I always struggle with some parts of the Christmas story, particularly Luke’s Christmas story. The more I read it and think about it, the part of the story that grabs me isn’t anything about no room in the inn. It’s not about the angel visiting and the voices of the heavenly hosts singing. It’s not the shepherds visiting or any of that, although those are important and oft highlighted parts of the story. What confounds me so much is the first few verses in Luke 2.
In those days a decree went out from Emperor Augustus that all the world should be registered. This was the first registration and was taken while Quirinius was governor of Syria. All went to their own town to be registered.
This situates the birth of Jesus smack dab in the middle of an oppressive empire. The historicity of whether a census was actually taken in this way during this time isn’t important to me at this point. But what is, is that Jesus was born under the cover of darkness under a very strict rule of empire.
So how do you preach about the Son of God being born in spite of the constrictions of Empire (Roman) to people of Empire (American)? I’m running up against resistance in saying that we need to make room for the people who don’t have places in the inn with a lot of the immigration stuff going on down here in Arizona.

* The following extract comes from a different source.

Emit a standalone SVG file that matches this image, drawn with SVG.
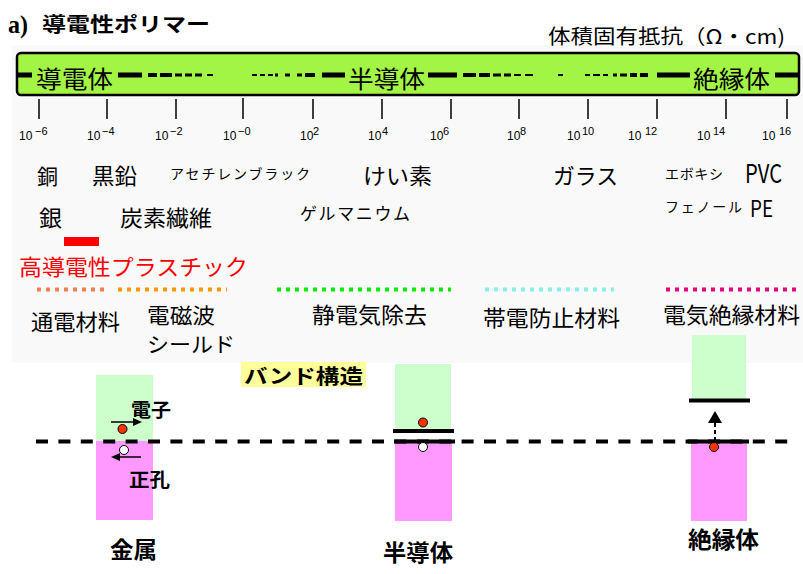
<svg xmlns="http://www.w3.org/2000/svg" width="803" height="574" viewBox="0 0 803 574">
<style>
.jp{font-family:"Noto Sans CJK JP","Noto Sans",sans-serif;fill:#000}
.b{font-weight:bold}
.num{font-family:"Liberation Sans",Arial,sans-serif;font-size:12px;fill:#000}
.sup{font-size:11px}
.tick{stroke:#000;stroke-width:1.5}
.dk{fill:#000}
.dot{fill:none;stroke-width:4;stroke-dasharray:4 5}
.cb{fill:#ccffcc}
.vb{fill:#ff99ff}
.lvl{stroke:#000;stroke-width:4}
.el{fill:#ff3300;stroke:#000;stroke-width:1}
.ho{fill:#fff;stroke:#000;stroke-width:1}
</style>
<rect width="803" height="574" fill="#fff"/>
<rect x="12" y="45" width="791" height="318" fill="#f9f9f9"/>

<g id="title">
<text x="8" y="33" style="font-family:'Liberation Serif',serif;font-weight:bold;font-size:25px" textLength="20" lengthAdjust="spacingAndGlyphs">a)</text>
<text x="42" y="32" class="jp b" font-size="20" textLength="168" lengthAdjust="spacingAndGlyphs">導電性ポリマー</text>
</g>
<g id="axis-title"><text x="548" y="44" class="jp" font-size="20" textLength="237" lengthAdjust="spacingAndGlyphs">体積固有抵抗（Ω・cm)</text></g>

<g id="scale-bar">
<rect x="17" y="53" width="782" height="42" rx="4" fill="#a3f545" stroke="#000" stroke-width="2.5"/>
<g class="dk">
<rect x="17" y="72.5" width="15" height="5"/><rect x="118" y="72.5" width="24" height="5"/><rect x="322" y="72.5" width="23" height="5"/><rect x="428" y="72.5" width="29" height="5"/><rect x="657" y="72.5" width="33" height="5"/><rect x="775" y="72.5" width="23" height="5"/>
<rect x="148" y="73" width="9" height="4"/><rect x="160" y="73" width="12" height="4"/><rect x="175" y="73.5" width="7" height="3"/><rect x="185" y="73.5" width="7" height="3"/><rect x="195" y="73.5" width="7" height="3"/><rect x="207" y="74" width="6" height="2"/>
<rect x="252" y="74" width="5" height="2"/><rect x="260" y="74" width="5" height="2"/><rect x="268" y="74" width="5" height="2"/><rect x="275" y="73.5" width="3" height="3"/><rect x="285" y="73.5" width="5" height="3"/><rect x="297" y="73.5" width="5" height="3"/><rect x="305" y="73" width="10" height="4"/>
<rect x="463" y="73" width="13" height="4"/><rect x="479" y="73" width="11" height="4"/><rect x="493" y="73.5" width="8" height="3"/><rect x="504" y="73.5" width="7" height="3"/><rect x="514" y="74" width="7" height="2"/><rect x="525" y="74" width="8" height="2"/>
<rect x="558" y="74" width="5" height="2"/><rect x="585" y="74" width="5" height="2"/><rect x="593" y="74" width="7" height="2"/><rect x="603" y="74" width="5" height="2"/><rect x="613" y="73.5" width="4" height="3"/><rect x="620" y="73.5" width="7" height="3"/><rect x="630" y="73" width="7" height="4"/><rect x="640" y="73" width="8" height="4"/>
</g>
<text x="36" y="88" class="jp" font-size="24" textLength="77" lengthAdjust="spacingAndGlyphs">導電体</text>
<text x="348" y="88" class="jp" font-size="24" textLength="77" lengthAdjust="spacingAndGlyphs">半導体</text>
<text x="693" y="88" class="jp" font-size="24" textLength="77" lengthAdjust="spacingAndGlyphs">絶縁体</text>
</g>

<g id="ticks">
<path class="tick" d="M39 99V119M107 99V119M176 99V119M243 98V119M313 99V119M382 99V119M451 99V119M519 99V119M588 99V119M657 99V119M726 99V119M787 99V119"/>
<text class="num" y="140"><tspan x="19">10</tspan><tspan class="sup" x="35" y="135">−6</tspan></text>
<text class="num" y="140"><tspan x="87">10</tspan><tspan class="sup" x="102" y="135">−4</tspan></text>
<text class="num" y="140"><tspan x="155">10</tspan><tspan class="sup" x="170" y="135">−2</tspan></text>
<text class="num" y="140"><tspan x="223">10</tspan><tspan class="sup" x="238" y="135">−0</tspan></text>
<text class="num" y="140"><tspan x="300">10</tspan><tspan class="sup" x="313" y="135">2</tspan></text>
<text class="num" y="140"><tspan x="368">10</tspan><tspan class="sup" x="382" y="135">4</tspan></text>
<text class="num" y="140"><tspan x="430">10</tspan><tspan class="sup" x="443" y="135">6</tspan></text>
<text class="num" y="140"><tspan x="507">10</tspan><tspan class="sup" x="520" y="135">8</tspan></text>
<text class="num" y="140"><tspan x="567">10</tspan><tspan class="sup" x="582" y="135">10</tspan></text>
<text class="num" y="140"><tspan x="628">10</tspan><tspan class="sup" x="645" y="135">12</tspan></text>
<text class="num" y="140"><tspan x="697">10</tspan><tspan class="sup" x="713" y="135">14</tspan></text>
<text class="num" y="140"><tspan x="762">10</tspan><tspan class="sup" x="779" y="135">16</tspan></text>
</g>

<g id="materials">
<text x="37" y="184" class="jp" font-size="21" textLength="21" lengthAdjust="spacingAndGlyphs">銅</text>
<text x="92" y="184" class="jp" font-size="22" textLength="45" lengthAdjust="spacingAndGlyphs">黒鉛</text>
<text x="170" y="179" class="jp" font-size="14" textLength="140" lengthAdjust="spacing">アセチレンブラック</text>
<text x="363" y="184" class="jp" font-size="22" textLength="69" lengthAdjust="spacingAndGlyphs">けい素</text>
<text x="553" y="184" class="jp" font-size="22" textLength="65" lengthAdjust="spacingAndGlyphs">ガラス</text>
<text x="665" y="179" class="jp" font-size="14" textLength="58" lengthAdjust="spacing">エボキシ</text>
<text x="745" y="183" class="jp" font-size="26" textLength="37" lengthAdjust="spacingAndGlyphs">PVC</text>
<text x="39" y="226" class="jp" font-size="22" textLength="23" lengthAdjust="spacingAndGlyphs">銀</text>
<text x="120" y="226" class="jp" font-size="22" textLength="92" lengthAdjust="spacingAndGlyphs">炭素繊維</text>
<text x="300" y="220" class="jp" font-size="17" textLength="110" lengthAdjust="spacing">ゲルマニウム</text>
<text x="665" y="212" class="jp" font-size="14" textLength="77" lengthAdjust="spacing">フェノール</text>
<text x="750" y="217" class="jp" font-size="23" textLength="23" lengthAdjust="spacingAndGlyphs">PE</text>
</g>

<g id="conductive-plastic">
<rect x="64" y="237" width="35" height="9" fill="#ff0000"/>
<text x="19" y="275" class="jp" font-size="22" style="fill:#ff0000" textLength="229" lengthAdjust="spacingAndGlyphs">高導電性プラスチック</text>
</g>

<g id="applications">
<line class="dot" x1="37" y1="289.5" x2="107" y2="289.5" stroke="#f08050"/>
<line class="dot" x1="118" y1="289.5" x2="227" y2="289.5" stroke="#ff9900"/>
<line class="dot" x1="277" y1="289.5" x2="451" y2="289.5" stroke="#00ee00"/>
<line class="dot" x1="485" y1="289.5" x2="614" y2="289.5" stroke="#88eeee"/>
<line class="dot" x1="666" y1="289.5" x2="799" y2="289.5" stroke="#e6007e"/>
<text x="31" y="330" class="jp" font-size="22" textLength="89" lengthAdjust="spacingAndGlyphs">通電材料</text>
<text x="147" y="323" class="jp" font-size="21" textLength="68" lengthAdjust="spacingAndGlyphs">電磁波</text>
<text x="147" y="352" class="jp" font-size="21" textLength="88" lengthAdjust="spacingAndGlyphs">シールド</text>
<text x="312" y="323" class="jp" font-size="22" textLength="115" lengthAdjust="spacingAndGlyphs">静電気除去</text>
<text x="483" y="326" class="jp" font-size="22" textLength="137" lengthAdjust="spacingAndGlyphs">帯電防止材料</text>
<text x="663" y="323" class="jp" font-size="22" textLength="137" lengthAdjust="spacingAndGlyphs">電気絶縁材料</text>
</g>

<g id="band-title">
<rect x="241" y="362" width="125" height="25" fill="#ffff99"/>
<text x="244" y="384" class="jp b" font-size="20" textLength="119" lengthAdjust="spacingAndGlyphs">バンド構造</text>
</g>

<g id="metal">
<rect class="cb" x="96" y="375" width="57" height="66"/>
<rect class="vb" x="96" y="441" width="57" height="79"/>
</g>
<g id="semiconductor">
<rect class="cb" x="395" y="364" width="56" height="67"/>
<rect class="vb" x="395" y="442" width="57" height="79"/>
</g>
<g id="insulator">
<rect class="cb" x="692" y="335" width="54" height="66"/>
<rect class="vb" x="691" y="442" width="56" height="79"/>
</g>

<g id="connectors">
<line x1="36" y1="441.5" x2="792" y2="441.5" stroke="#000" stroke-width="4" stroke-dasharray="12 10.4"/>
<line class="lvl" x1="393" y1="431" x2="454" y2="431"/>
<line class="lvl" x1="394" y1="441.5" x2="455" y2="441.5"/>
<line class="lvl" x1="689" y1="400.5" x2="750" y2="400.5"/>
<line class="lvl" x1="688" y1="441.5" x2="749" y2="441.5"/>
<line x1="111" y1="422" x2="134" y2="422" stroke="#000" stroke-width="1.5"/>
<polygon points="133,418 142,422 133,426" fill="#000"/>
<line x1="141" y1="457" x2="119" y2="457" stroke="#000" stroke-width="1.5"/>
<polygon points="120,453 111,457 120,461" fill="#000"/>
<line x1="715" y1="441" x2="715" y2="422" stroke="#000" stroke-width="2" stroke-dasharray="4 3"/>
<polygon points="708,423 722,423 715,411" fill="#000"/>
</g>

<g id="carriers">
<circle class="el" cx="122.5" cy="429" r="4.5"/>
<circle class="ho" cx="124" cy="450" r="4.5"/>
<circle class="el" cx="423" cy="422.5" r="4.5"/>
<circle class="ho" cx="423" cy="447" r="4.5"/>
<circle class="el" cx="714" cy="447" r="4.5"/>
</g>

<g id="labels">
<text x="131" y="417" class="jp b" font-size="19" textLength="40" lengthAdjust="spacingAndGlyphs">電子</text>
<text x="129" y="487" class="jp b" font-size="19" textLength="41" lengthAdjust="spacingAndGlyphs">正孔</text>
<text x="110" y="558" class="jp b" font-size="23" textLength="47" lengthAdjust="spacingAndGlyphs">金属</text>
<text x="383" y="561" class="jp b" font-size="23" textLength="70" lengthAdjust="spacingAndGlyphs">半導体</text>
<text x="688" y="548" class="jp b" font-size="23" textLength="71" lengthAdjust="spacingAndGlyphs">絶縁体</text>
</g>
</svg>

Surely, I can’t give an anti-empire sermon on Christmas Eve. Christmas sermons ought to inspire comfort and joy (because we don’t have enough of that).
Perhaps it’s not the right time, not the right place.
Perhaps I need to pick my battles.
Perhaps I need to just turn a blind eye to it.
But someone has to say it. Someone has to call out the dissonance between the way the Bible calls us to live and the way we actually do live. We have to give up this (GOP-fueled) “War on Christianity”. Christianity has been normative for so long, especially in positions of power that for white, American, male, Christians (lookin’ at you, Governor Perry) to even hint at being persecuted is a slap in the face to everyone else in the world (sounds like hyperbole, but it isn’t).
We need to change the way we view our selves and our world. And that starts by emptying ourselves as God did when she became a baby and grew up renouncing empire and the power structures that crush people who are not in the majority.
That’s the sermon I want to preach Christmas Eve. But I probably won’t. After all, I’m just the intern. So I’ll say it on here until I get through all the bureaucratic hoops I need to get through.
Then I’ll say it.
Until then… Here we are. With the sermon I want to preach, but probably won’t.
Cheers,
Eric
P.S. Yeah, I did the whole passive-aggressive, refer-to-God-with-feminine-pronoun thing. Another thing I’ve wanted to do, but haven’t. Just like to do it for fun every once in awhile.
How about this Christmas? 🙂
Sadly, it would probably be pretty similar. The more things change, the more they stay the same.
I’m on internship this year. Sadly, I think your right.